The suffix of "Rule = S 10.0" indicates that rule 10 was matched. This is a dummy rule that indicates all other nine rules of RFC 6724 were ignored.

Once Microsoft release a patch to fix the implementation of the RFC, the network trace should show that rule 9 was invoked when the test is repeated.

So where to from here? Well, as indicated previously, even when this bug is fixed, client-side DNS prioritisation based on address similarity won't work in all scenarios. If you are specifically needing to resolve a domain name to a local IP address, well, you could always try hacking the hosts file :)

I don't recommend this approach, but for the brave of heart (or foolhardy), you could create a script to programmatically determine the IP address of a local domain controller, and then write that value into c:\windows\system32\drivers\etc\hosts. The best way of triggering the script would be to create a scheduled task that runs on system startup, at scheduled intervals (e.g. hourly), and whenever the network status changes (e.g. in response to event 10000 in the Microsoft-Windows-NetworkProfile/Operational event log). The script could determine the Active Directory site of the client computer, select a random domain controller from the site, check the server is responsive, and then add the IP address of the server to the hosts file. And of course, if no domain controller is accessible, the hosts file would be cleared.

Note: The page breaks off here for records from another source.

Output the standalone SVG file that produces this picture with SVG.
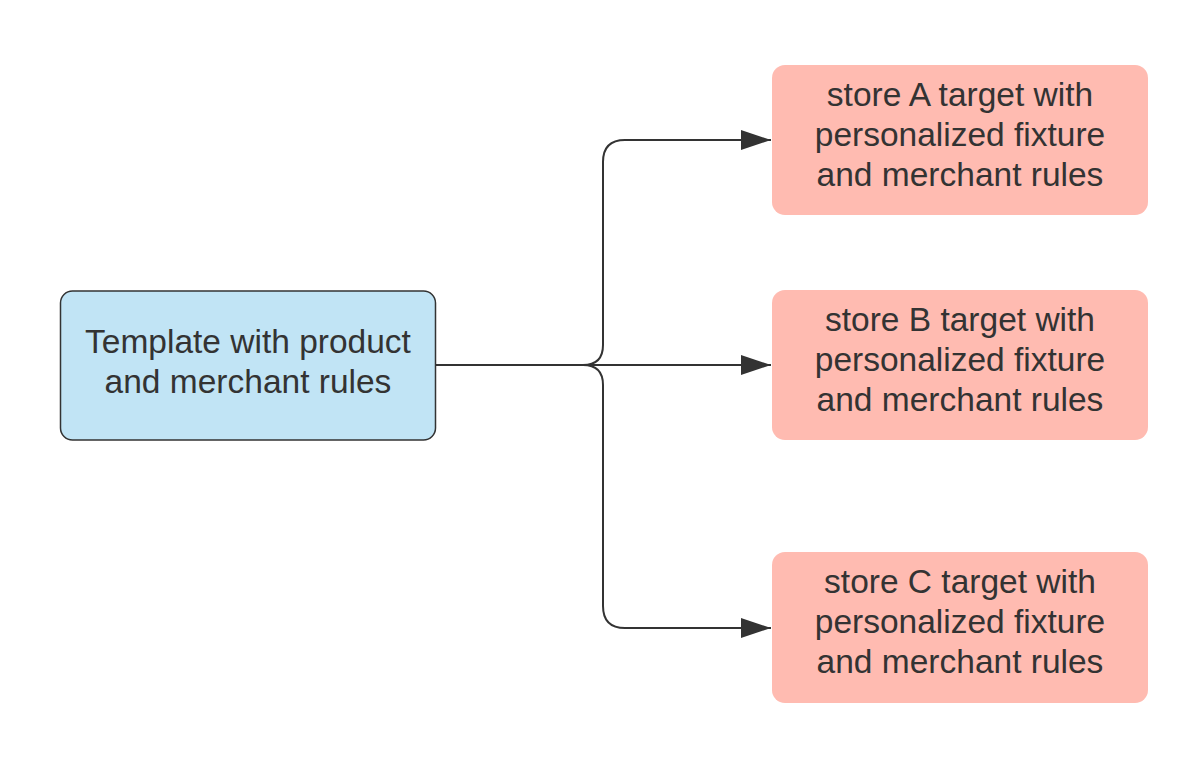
<svg xmlns="http://www.w3.org/2000/svg" width="1204" height="765" viewBox="0 0 1204 765">
<style>
.t{font-family:"Liberation Sans",Arial,sans-serif;font-size:33.5px;fill:#333333;text-anchor:middle}
.c{fill:none;stroke:#333333;stroke-width:2}
.s{fill:#ffbbb1}
</style>
<defs>
<marker id="ah" markerUnits="userSpaceOnUse" markerWidth="32" markerHeight="22" refX="30" refY="11" orient="auto">
<path d="M0,1 L30,11 L0,21 Z" fill="#333333"/>
</marker>
</defs>
<rect width="1204" height="765" fill="#ffffff"/>
<g id="connectors">
<path class="c" d="M436,365 H583 Q603,365 603,345 V162 Q603,140 625,140 H771" marker-end="url(#ah)"/>
<path class="c" d="M436,365 H771" stroke-width="1.5" marker-end="url(#ah)"/>
<path class="c" d="M436,365 H583 Q603,365 603,385 V606 Q603,628 625,628 H771" marker-end="url(#ah)"/>
</g>
<g id="template">
<rect x="60.5" y="291" width="375" height="149" rx="12" fill="#c1e4f5" stroke="#333333" stroke-width="1.5"/>
<text class="t" x="248" y="353">Template with product</text>
<text class="t" x="248" y="393">and merchant rules</text>
</g>
<g id="storeA">
<rect class="s" x="772" y="65" width="376" height="150" rx="13"/>
<text class="t" x="960" y="106">store A target with</text>
<text class="t" x="960" y="146">personalized fixture</text>
<text class="t" x="960" y="186">and merchant rules</text>
</g>
<g id="storeB">
<rect class="s" x="772" y="290" width="376" height="150" rx="13"/>
<text class="t" x="960" y="331">store B target with</text>
<text class="t" x="960" y="371">personalized fixture</text>
<text class="t" x="960" y="411">and merchant rules</text>
</g>
<g id="storeC">
<rect class="s" x="772" y="552" width="376" height="151" rx="13"/>
<text class="t" x="960" y="593">store C target with</text>
<text class="t" x="960" y="633">personalized fixture</text>
<text class="t" x="960" y="673">and merchant rules</text>
</g>
</svg>
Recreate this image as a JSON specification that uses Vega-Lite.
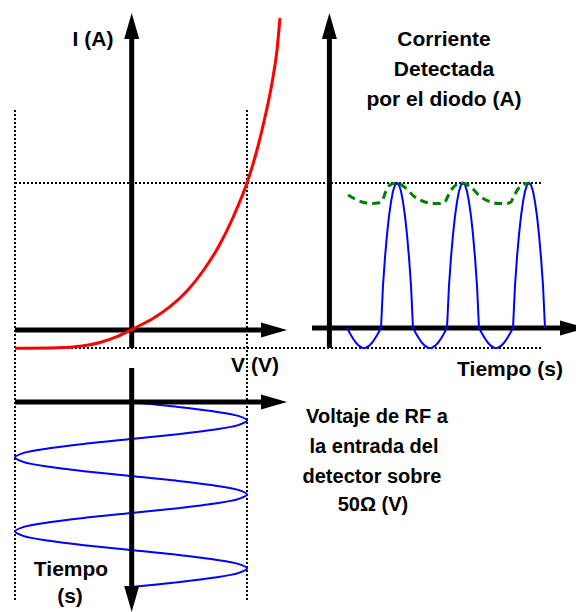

Here is a script to implement the above process:

$domainfqdn = (get-itemproperty HKLM:SYSTEM\CurrentControlSet\Services\Tcpip\Parameters -name domain).domain
$domain     = $domainfqdn.split('.')[0]

[system.directoryservices.activedirectory.activedirectorysite]::getcomputersite().servers | select-object ipaddress | sort-object {get-random} | %{
  if (test-connection -count 1 $_.ipaddress) {
    $entry = "{0} {1} {2}" -f $_.ipaddress, $domain, $domainfqdn; return
  }
}

$entry | set-content c:\windows\system32\drivers\etc\hosts

It's not ideal, but it might get you out of a bind.

Or you could wait for DNS policies in Windows Server 2016.